Oscar Piastri believes that the changes to the Formula 1 power unit regulations to be introduced at the Miami Grand Prix are going “in the right direction”.
However, the Australian cautioned that there could still be “some quirks” and “unexpected” situations of the type that have caught drivers out in the early races.
On Monday the FIA announced a raft of changes after a meeting of F1 stakeholders, aimed primarily at improving qualifying and addressing the safety issues related to closing speeds.
Drivers had input into the changes through contact between the GPDA and the governing body, which allowed them a chance to express their reservations as a group.
Speaking at McLaren’s Woking base on Wednesday, Piastri backed the changes, while acknowledging that he will have a better idea after sampling them in the factory sim on Thursday.
“There should be less super clipping, with reducing the harvest limit,” he told media including Crash.net. “There definitely should be less in qualifying, and with the power of the super clip being increased, the time period will be less.
“I still need to go through all the details of all the rules, because I need someone smarter than me to explain what’s actually changed!
“But I think it’s a step in the right direction, for sure. The changes to the boost button, I think there will still be some quirks and situations that are a bit unexpected, but it’s generally in the right direction. The harvest limit becoming a bit lower, and having more flexibility, is in the right direction.”

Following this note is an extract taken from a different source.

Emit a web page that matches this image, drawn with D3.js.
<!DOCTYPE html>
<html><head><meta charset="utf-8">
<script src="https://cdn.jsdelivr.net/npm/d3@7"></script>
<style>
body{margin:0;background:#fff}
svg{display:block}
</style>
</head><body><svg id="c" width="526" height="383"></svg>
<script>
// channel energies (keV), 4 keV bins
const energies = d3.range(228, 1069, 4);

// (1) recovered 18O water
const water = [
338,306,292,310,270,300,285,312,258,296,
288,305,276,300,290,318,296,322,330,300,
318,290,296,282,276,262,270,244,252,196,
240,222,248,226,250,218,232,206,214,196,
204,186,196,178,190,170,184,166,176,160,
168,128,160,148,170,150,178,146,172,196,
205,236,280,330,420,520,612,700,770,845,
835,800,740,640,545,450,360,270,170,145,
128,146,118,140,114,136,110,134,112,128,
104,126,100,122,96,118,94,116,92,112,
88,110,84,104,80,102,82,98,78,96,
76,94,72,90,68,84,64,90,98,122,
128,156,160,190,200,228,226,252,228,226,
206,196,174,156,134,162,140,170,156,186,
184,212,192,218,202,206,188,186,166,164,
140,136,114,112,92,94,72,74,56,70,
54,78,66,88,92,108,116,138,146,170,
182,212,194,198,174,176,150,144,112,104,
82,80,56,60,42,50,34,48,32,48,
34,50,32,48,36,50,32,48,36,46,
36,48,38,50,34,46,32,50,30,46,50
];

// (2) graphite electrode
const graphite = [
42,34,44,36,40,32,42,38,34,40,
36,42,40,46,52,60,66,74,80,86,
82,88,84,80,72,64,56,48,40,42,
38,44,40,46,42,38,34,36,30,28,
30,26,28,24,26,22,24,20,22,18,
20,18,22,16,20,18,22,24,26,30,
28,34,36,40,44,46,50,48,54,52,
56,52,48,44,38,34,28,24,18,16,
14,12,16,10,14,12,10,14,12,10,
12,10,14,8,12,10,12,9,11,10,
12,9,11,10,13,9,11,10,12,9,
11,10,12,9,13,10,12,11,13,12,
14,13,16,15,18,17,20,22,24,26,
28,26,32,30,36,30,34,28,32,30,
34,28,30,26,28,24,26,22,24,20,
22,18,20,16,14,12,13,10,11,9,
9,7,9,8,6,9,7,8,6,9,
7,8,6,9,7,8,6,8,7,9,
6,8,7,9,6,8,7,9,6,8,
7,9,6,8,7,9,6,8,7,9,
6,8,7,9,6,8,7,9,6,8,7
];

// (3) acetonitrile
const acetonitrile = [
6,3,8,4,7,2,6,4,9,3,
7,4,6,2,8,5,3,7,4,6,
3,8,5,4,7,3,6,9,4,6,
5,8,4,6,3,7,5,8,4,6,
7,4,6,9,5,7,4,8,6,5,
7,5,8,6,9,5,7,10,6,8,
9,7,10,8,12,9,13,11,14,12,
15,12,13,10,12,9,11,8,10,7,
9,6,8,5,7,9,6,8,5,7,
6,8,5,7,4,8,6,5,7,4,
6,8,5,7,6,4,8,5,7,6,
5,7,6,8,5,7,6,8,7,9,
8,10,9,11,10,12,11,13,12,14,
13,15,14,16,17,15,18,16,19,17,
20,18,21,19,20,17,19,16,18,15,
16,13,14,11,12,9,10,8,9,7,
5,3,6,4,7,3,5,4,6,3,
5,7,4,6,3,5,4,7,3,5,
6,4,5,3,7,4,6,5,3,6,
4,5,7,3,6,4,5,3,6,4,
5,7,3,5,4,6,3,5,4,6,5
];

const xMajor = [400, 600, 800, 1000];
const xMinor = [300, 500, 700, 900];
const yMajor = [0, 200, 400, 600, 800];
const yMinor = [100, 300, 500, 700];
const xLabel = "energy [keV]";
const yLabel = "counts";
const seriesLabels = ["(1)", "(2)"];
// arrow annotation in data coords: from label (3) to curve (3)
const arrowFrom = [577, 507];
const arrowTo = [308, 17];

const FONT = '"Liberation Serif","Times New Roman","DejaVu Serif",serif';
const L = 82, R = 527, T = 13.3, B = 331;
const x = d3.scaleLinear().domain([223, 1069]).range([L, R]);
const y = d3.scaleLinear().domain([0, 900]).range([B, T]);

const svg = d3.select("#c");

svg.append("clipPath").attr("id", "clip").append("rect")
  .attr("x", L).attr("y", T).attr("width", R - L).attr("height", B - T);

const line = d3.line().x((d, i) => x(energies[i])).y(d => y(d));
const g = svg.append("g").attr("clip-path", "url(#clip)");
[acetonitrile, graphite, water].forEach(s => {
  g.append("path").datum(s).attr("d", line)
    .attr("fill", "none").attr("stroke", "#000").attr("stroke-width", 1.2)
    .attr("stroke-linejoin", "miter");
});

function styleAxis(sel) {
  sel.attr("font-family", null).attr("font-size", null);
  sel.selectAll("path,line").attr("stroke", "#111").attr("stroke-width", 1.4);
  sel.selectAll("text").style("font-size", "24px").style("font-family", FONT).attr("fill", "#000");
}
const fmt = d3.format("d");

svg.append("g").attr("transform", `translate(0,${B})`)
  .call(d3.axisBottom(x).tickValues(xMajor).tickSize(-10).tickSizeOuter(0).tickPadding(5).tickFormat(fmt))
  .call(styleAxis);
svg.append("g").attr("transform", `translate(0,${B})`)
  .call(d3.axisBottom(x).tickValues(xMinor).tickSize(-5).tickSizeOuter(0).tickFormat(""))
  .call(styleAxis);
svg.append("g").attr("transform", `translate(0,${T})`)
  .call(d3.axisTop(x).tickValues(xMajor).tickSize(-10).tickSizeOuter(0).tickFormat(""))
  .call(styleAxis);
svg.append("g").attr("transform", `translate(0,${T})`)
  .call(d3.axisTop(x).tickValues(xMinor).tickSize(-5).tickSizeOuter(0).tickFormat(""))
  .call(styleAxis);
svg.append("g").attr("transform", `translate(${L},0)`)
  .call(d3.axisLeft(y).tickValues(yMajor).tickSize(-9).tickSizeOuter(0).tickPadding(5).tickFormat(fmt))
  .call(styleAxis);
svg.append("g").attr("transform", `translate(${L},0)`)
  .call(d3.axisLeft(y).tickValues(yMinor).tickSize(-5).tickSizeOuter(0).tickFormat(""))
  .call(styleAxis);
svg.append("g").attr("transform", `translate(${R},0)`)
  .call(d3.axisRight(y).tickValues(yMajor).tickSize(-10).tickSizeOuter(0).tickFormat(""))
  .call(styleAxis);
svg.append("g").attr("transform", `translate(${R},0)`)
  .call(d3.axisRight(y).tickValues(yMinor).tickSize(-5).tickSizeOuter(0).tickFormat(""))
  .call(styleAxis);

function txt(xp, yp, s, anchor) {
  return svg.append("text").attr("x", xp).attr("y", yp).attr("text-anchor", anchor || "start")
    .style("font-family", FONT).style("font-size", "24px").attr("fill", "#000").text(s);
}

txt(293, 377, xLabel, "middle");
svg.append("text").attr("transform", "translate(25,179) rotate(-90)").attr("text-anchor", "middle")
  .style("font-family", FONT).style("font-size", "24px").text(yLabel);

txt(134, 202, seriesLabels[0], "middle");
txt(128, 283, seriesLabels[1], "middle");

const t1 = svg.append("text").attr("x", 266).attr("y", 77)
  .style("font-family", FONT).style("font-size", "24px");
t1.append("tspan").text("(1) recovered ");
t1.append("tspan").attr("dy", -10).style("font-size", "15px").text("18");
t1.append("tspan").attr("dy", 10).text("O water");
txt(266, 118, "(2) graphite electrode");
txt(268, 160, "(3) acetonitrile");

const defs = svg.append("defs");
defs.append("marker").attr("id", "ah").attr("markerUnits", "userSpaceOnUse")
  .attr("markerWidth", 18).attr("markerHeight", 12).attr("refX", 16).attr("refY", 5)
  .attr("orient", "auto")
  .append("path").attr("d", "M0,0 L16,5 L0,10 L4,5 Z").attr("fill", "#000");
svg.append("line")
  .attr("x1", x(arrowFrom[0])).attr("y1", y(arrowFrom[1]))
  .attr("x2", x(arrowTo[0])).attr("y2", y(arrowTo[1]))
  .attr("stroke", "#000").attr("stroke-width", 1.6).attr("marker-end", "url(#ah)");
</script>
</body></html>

Piastri stressed that Miami won’t necessarily provide the full picture as different issues have cropped up at the venues sampled thus far in testing and races.
“I think it will have to wait and see across a few different tracks,” he said. “And this is part of the regulation. We went to China, and we didn’t really have that many of these problems. We had some different problems which I think should be fixed, or as in I think will be fixed by these tweaks.

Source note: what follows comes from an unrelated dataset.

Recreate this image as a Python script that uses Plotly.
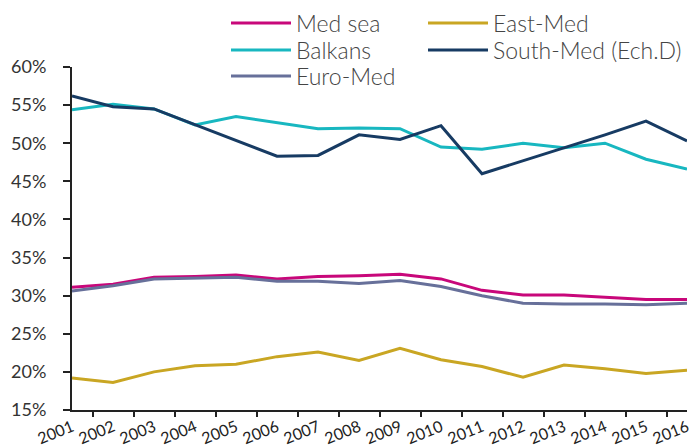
import plotly.graph_objects as go

years = [str(y) for y in range(2001, 2017)]

med_sea = [31.1, 31.5, 32.4, 32.5, 32.7, 32.2, 32.5, 32.6, 32.8, 32.2, 30.7, 30.1, 30.1, 29.8, 29.5, 29.5]
east_med = [19.2, 18.6, 20.0, 20.8, 21.0, 22.0, 22.6, 21.5, 23.1, 21.6, 20.7, 19.3, 20.9, 20.4, 19.8, 20.2]
balkans = [54.4, 55.1, 54.5, 52.4, 53.5, 52.7, 51.9, 52.0, 51.9, 49.5, 49.2, 50.0, 49.4, 50.0, 47.9, 46.6]
south_med = [56.2, 54.8, 54.5, 52.4, 50.3, 48.3, 48.4, 51.1, 50.5, 52.3, 46.0, 47.7, 49.3, 51.1, 52.9, 50.3]
euro_med = [30.6, 31.3, 32.2, 32.3, 32.4, 31.9, 31.9, 31.6, 32.0, 31.2, 30.0, 29.0, 28.9, 28.9, 28.8, 29.0]

y_ticks = [15, 20, 25, 30, 35, 40, 45, 50, 55, 60]
y_ticklabels = [f"{v}%" for v in y_ticks]

# (name, values, colour, legend id, legend column, legend row)
series = [
    ("Med sea", med_sea, "#C8077A", "legend", 0, 0),
    ("East-Med", east_med, "#C9A623", "legend2", 1, 0),
    ("Balkans", balkans, "#18B7C0", "legend3", 0, 1),
    ("South-Med (Ech.D)", south_med, "#173B63", "legend4", 1, 1),
    ("Euro-Med", euro_med, "#67709A", "legend5", 0, 2),
]

fig = go.Figure()
for name, vals, col, leg, _, _ in series:
    fig.add_trace(go.Scatter(x=years, y=vals, name=name, mode="lines", legend=leg,
                             line=dict(color=col, width=3)))

W, H = 696, 446
col_x = [226, 423]
row_y = [23, 50, 76]
font_family = "Lato, 'Open Sans', sans-serif"
legend_common = dict(orientation="v", xref="container", yref="container",
                     xanchor="left", yanchor="middle",
                     font=dict(size=23, color="#444444", weight=300), itemwidth=60,
                     tracegroupgap=0, bgcolor="rgba(0,0,0,0)")
legends = {}
for name, vals, col, leg, c, r in series:
    legends[leg] = dict(x=col_x[c] / W, y=1 - row_y[r] / H, **legend_common)

fig.update_layout(
    width=W, height=H,
    margin=dict(l=72, r=9, t=67, b=36, autoexpand=False),
    paper_bgcolor="white", plot_bgcolor="white",
    font=dict(family=font_family, color="#333333"),
    showlegend=True,
    **legends,
    xaxis=dict(type="category", tickson="boundaries", ticks="outside", ticklen=5,
               tickwidth=2, tickcolor="#222222", showline=True, linecolor="#222222",
               linewidth=2, showgrid=False, tickangle=-22, automargin=False,
               ticklabelshift=0,
               tickfont=dict(size=16, color="#222222")),
    yaxis=dict(range=[15, 60], tickvals=y_ticks, ticktext=y_ticklabels, ticks="outside",
               ticklen=7, tickwidth=2, tickcolor="#222222", showline=True,
               linecolor="#222222", linewidth=2, showgrid=False, zeroline=False,
               automargin=False, ticklabelstandoff=13,
               tickfont=dict(size=18, color="#333333")),
)

fig.write_html("out.html", config={"displayModeBar": False},
               post_script="document.body.style.margin='0';")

“But then you go to somewhere like Australia or Japan, and we have a completely different set of problems. So it will still chop and change a bit from circuit to circuit. But I think on the whole it is in the right direction. How far it goes in addressing the problems we'll have to wait and see until we get on track.”
Qualifying has been one of the main sources of frustration up to now, with drivers not always able to be on the limit, and small mistakes sometimes generating a heavy penalty later in the lap.

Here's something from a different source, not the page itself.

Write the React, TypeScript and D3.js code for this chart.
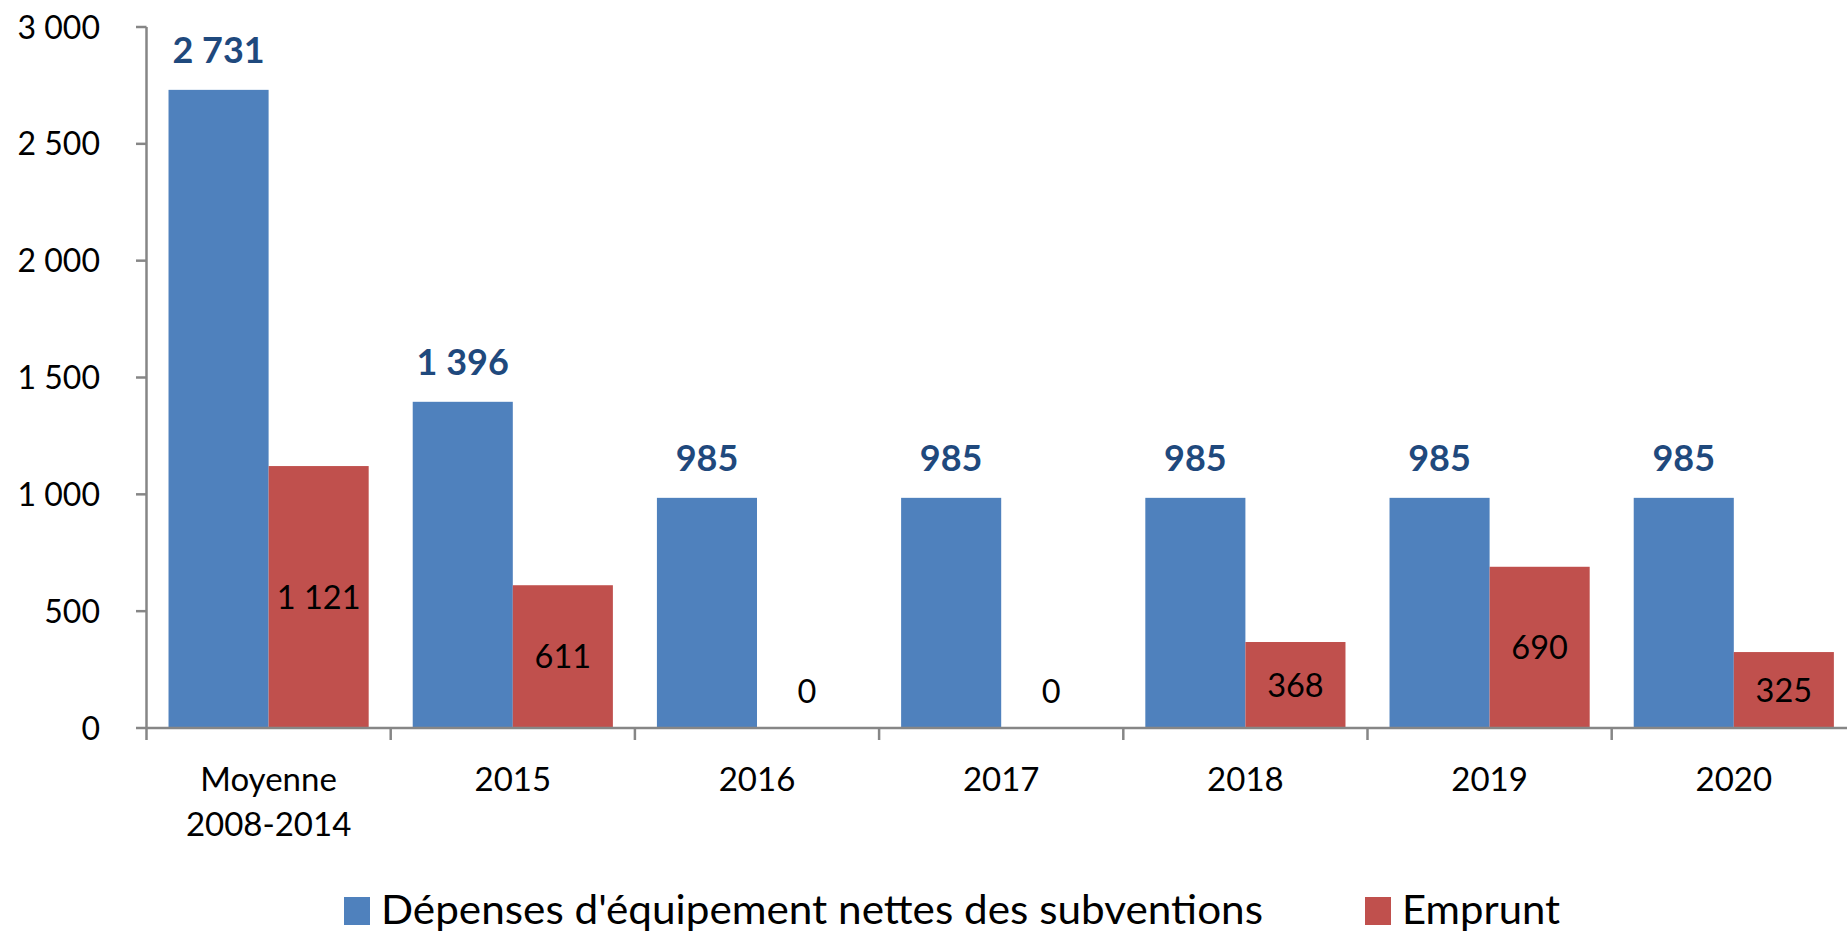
import React, { useRef, useEffect } from "react";
import * as d3 from "d3";

const categories = ["Moyenne\n2008-2014", "2015", "2016", "2017", "2018", "2019", "2020"];
const series = ["Dépenses d'équipement nettes des subventions", "Emprunt"];
const depenses = [2731, 1396, 985, 985, 985, 985, 985];
const emprunt = [1121, 611, 0, 0, 368, 690, 325];
const yTicks = [0, 500, 1000, 1500, 2000, 2500, 3000];
const colors = ["#4F81BD", "#C0504D"];

const W = 1847;
const H = 932;
const FONT = "Lato, 'Open Sans', sans-serif";

export default function App() {
  const ref = useRef<SVGSVGElement>(null);

  useEffect(() => {
    document.body.style.margin = "0";
    const svg = d3.select(ref.current);
    svg.selectAll("*").remove();

    const fr = d3.formatLocale({ decimal: ",", thousands: " ", grouping: [3], currency: ["", " €"] });
    const fmt = fr.format(",d");

    // scales
    const x0 = d3.scaleBand<string>().domain(categories).range([146.5, 146.5 + 7 * 244.2]);
    const x1 = d3.scaleBand<string>().domain(series).range([0, x0.bandwidth()]).paddingOuter(0.22);
    const y = d3.scaleLinear().domain([0, 3000]).range([728, 27]);

    const axisColor = "#868686";

    // y axis
    const gy = svg.append("g");
    gy.append("line")
      .attr("x1", 146.5).attr("x2", 146.5)
      .attr("y1", y(3000)).attr("y2", y(0))
      .attr("stroke", axisColor).attr("stroke-width", 2.5);
    gy.selectAll(".yt")
      .data(yTicks)
      .enter()
      .append("line")
      .attr("x1", 136).attr("x2", 146.5)
      .attr("y1", d => y(d)).attr("y2", d => y(d))
      .attr("stroke", axisColor).attr("stroke-width", 2.5);
    gy.selectAll(".yl")
      .data(yTicks)
      .enter()
      .append("text")
      .attr("x", 100)
      .attr("y", d => y(d))
      .attr("dy", "0.36em")
      .attr("text-anchor", "end")
      .attr("font-family", FONT)
      .attr("font-size", 32)
      .attr("fill", "#000")
      .text(d => fmt(d));

    // bars
    const groups = svg.selectAll(".grp")
      .data(categories)
      .enter()
      .append("g")
      .attr("transform", d => `translate(${x0(d)},0)`);

    const vals = [depenses, emprunt];
    groups.each(function (_, i) {
      const g = d3.select(this);
      series.forEach((s, k) => {
        const v = vals[k][i];
        g.append("rect")
          .attr("x", x1(s)!)
          .attr("width", x1.bandwidth())
          .attr("y", y(v))
          .attr("height", y(0) - y(v))
          .attr("fill", colors[k]);
      });
      // labels
      const vb = depenses[i];
      g.append("text")
        .attr("x", x1(series[0])! + x1.bandwidth() / 2)
        .attr("y", y(vb) - 27)
        .attr("text-anchor", "middle")
        .attr("font-family", FONT)
        .attr("font-weight", "bold")
        .attr("font-size", 36)
        .attr("fill", "#1F497D")
        .text(fmt(vb));
      const vr = emprunt[i];
      const cy = Math.min((y(vr) + y(0)) / 2, y(0) - 37);
      g.append("text")
        .attr("x", x1(series[1])! + x1.bandwidth() / 2)
        .attr("y", cy)
        .attr("dy", "0.36em")
        .attr("text-anchor", "middle")
        .attr("font-family", FONT)
        .attr("font-size", 32.5)
        .attr("fill", "#000")
        .text(fmt(vr));
    });

    // x axis
    const gx = svg.append("g");
    gx.append("line")
      .attr("x1", 146.5).attr("x2", x0.range()[1])
      .attr("y1", y(0)).attr("y2", y(0))
      .attr("stroke", axisColor).attr("stroke-width", 2.5);
    gx.selectAll(".xt")
      .data(d3.range(categories.length + 1))
      .enter()
      .append("line")
      .attr("x1", i => 146.5 + i * x0.step()).attr("x2", i => 146.5 + i * x0.step())
      .attr("y1", y(0)).attr("y2", y(0) + 12)
      .attr("stroke", axisColor).attr("stroke-width", 2.5);
    const xl = gx.selectAll(".xl")
      .data(categories)
      .enter()
      .append("text")
      .attr("text-anchor", "middle")
      .attr("font-family", FONT)
      .attr("font-size", 33)
      .attr("fill", "#000");
    xl.each(function (d) {
      const t = d3.select(this);
      d.split("\n").forEach((line, j) => {
        t.append("tspan")
          .attr("x", x0(d)! + x0.bandwidth() / 2)
          .attr("y", 791 + j * 45)
          .text(line);
      });
    });

    // legend
    const legendX = [344, 1365];
    const legendW = [882, 158];
    const lg = svg.append("g");
    series.forEach((s, k) => {
      lg.append("rect")
        .attr("x", legendX[k]).attr("y", 897)
        .attr("width", 26).attr("height", 28)
        .attr("fill", colors[k]);
      lg.append("text")
        .attr("x", legendX[k] + 37)
        .attr("y", 924)
        .attr("font-family", FONT)
        .attr("font-size", 40)
        .attr("textLength", legendW[k])
        .attr("lengthAdjust", "spacingAndGlyphs")
        .attr("fill", "#000")
        .text(s);
    });
  }, []);

  return <svg ref={ref} width={W} height={H} style={{ display: "block" }} />;
}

“I don’t know for sure, but I think some of the tweaks have hopefully removed some of those problems,” said Piastri. “I think every qualifying session so far, one of us has made a mistake somewhere, and actually it’s helped us rather than hurt us, which is not how it should be.
“So I’m pretty sure that these tweaks that they’ve just introduced will maybe not fully solve it but certainly go a ways to solving it.”
He cited Japan as an example of how the 2026 cars have to be driven: “You still have to drive the car on the limit, but just on the limit within a lot more kind of restrictions. At Suzuka we decided, and I think a lot of teams, decided, that the fastest way around the lap was to not get back on the throttle between the two Degners.
“But actually, what it meant was you had to be probably even braver than normal on the way into the Degner, because you knew if you didn’t go hard enough into the corner, if you got back on the throttle afterwards, it was going to be a penalty.
“And obviously we shouldn’t be having that debate in the first place, but ironically, it makes some places braver than they used to be before.
“So hopefully with these tweaks, it’s a little bit more back to normal, and you’re not so restricted in the way you have to try and find lap time.”